Do we see an opportunity for the disabled in the new normal?

By Shruti Pushkarna

In times ridden with conflicting opinions about almost everything under the sun, I think we can safely agree that Covid-19 has changed how we interact with the environment. And I’m not just referring to the natural surroundings but also the environment where daily professional and social engagements take place.

The world is rapidly changing. And yet one thing remains the same. The intrinsic need to validate our existence. In the absence of physical interactions, we still want to be ‘seen’ and ‘heard’.

‘Visibility’ is what defines us. And visibility is what we don’t offer to the disabled population of the country. The famous proverb ‘out of sight, out of mind’ is an apt description. Their near-absence in places of employment, education and entertainment have made them non-existent to the ableist majority.

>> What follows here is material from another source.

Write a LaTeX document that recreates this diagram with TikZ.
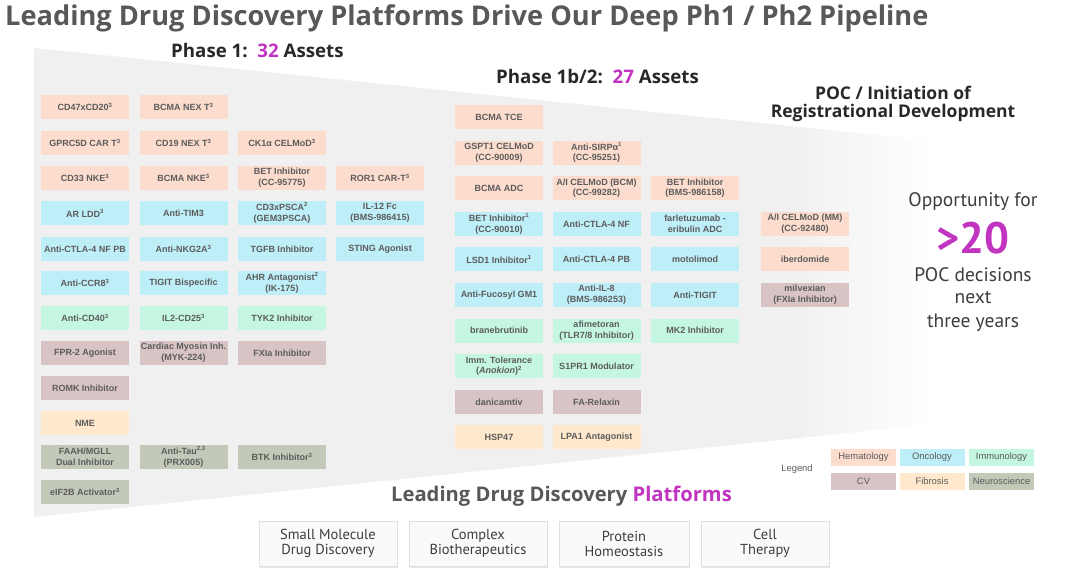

The biggest roadblock to inclusion is the lack of access to spaces and services. Inability to access schools, offices, banks, parks, hotels, cinema, shopping malls, et cetera prevents the disabled population from participating in mainstream activities. When coronavirus and the lockdown blocked every citizen’s access to these facilities, alternate forms of functioning emerged.

However incongruous it sounds, the pandemic has given hope of ending the marginalisation of persons with disabilities. What seemed illusory three months ago, has become the new normal. Limitations have given way to opportunities. At least that’s how I see it through my ‘glass half-full’ lens.

For a working professional, the physical office and the 9-to-5 rote has transformed into a flexi-virtual space. For school and college students, learning and assessments now happen via online classrooms. Training modules are being retailored to suit digital modes of delivery. World Wide Web is the latest hangout for families and friends.

With the physical barriers gone, access to technology can make the links in the chain of dependency disappear. Operating remotely, using internet and computer (or a smartphone), opens up job options for people with vision impairment, hearing or speech impairment, orthopaedic or any other form of disability. There are several disabled people employed in content development, finance and legal operations, public relations, IT, academics and so on.

Similarly, online classrooms and digital study material can make education accessible for a disabled student equipped with assistive technology. Equal opportunities in education and employment can replace the archaic notions of charity and reservation with a more merit-driven approach to inclusion.

Training and skill development programmes offered by NGOs in limited locations, are now available online to disabled people across the country. Travel or accommodation cost is no longer a deterrent.

Today, technology offers a wide range of tools that can lessen the burden of educating, training and employing persons with disabilities. And Covid-19 has paved way for technological innovations to drive all aspects of daily living.

The Rights of Persons with Disabilities Act 2016 says that the problem is not with the disability per se, but with the environment which is inaccessible. And hence the emphasis on ensuring ‘reasonable accommodation’. This is in line with the historic American Disabilities Act which also states that a lot of the problems with disability are more societal and environmental.

Organisations working with the disabled, government bodies, educational institutions as well as the corporate sector need to work together on facilitating access to technology for the disabled population segregated in rural and urban parts of the country.

There is also a need to create mass awareness campaigns about the existing forms of assistive technology that enable independent living. The media has the chance to shape a novel tech-savvy image of a person with disability, obliterating the debilitating stereotype.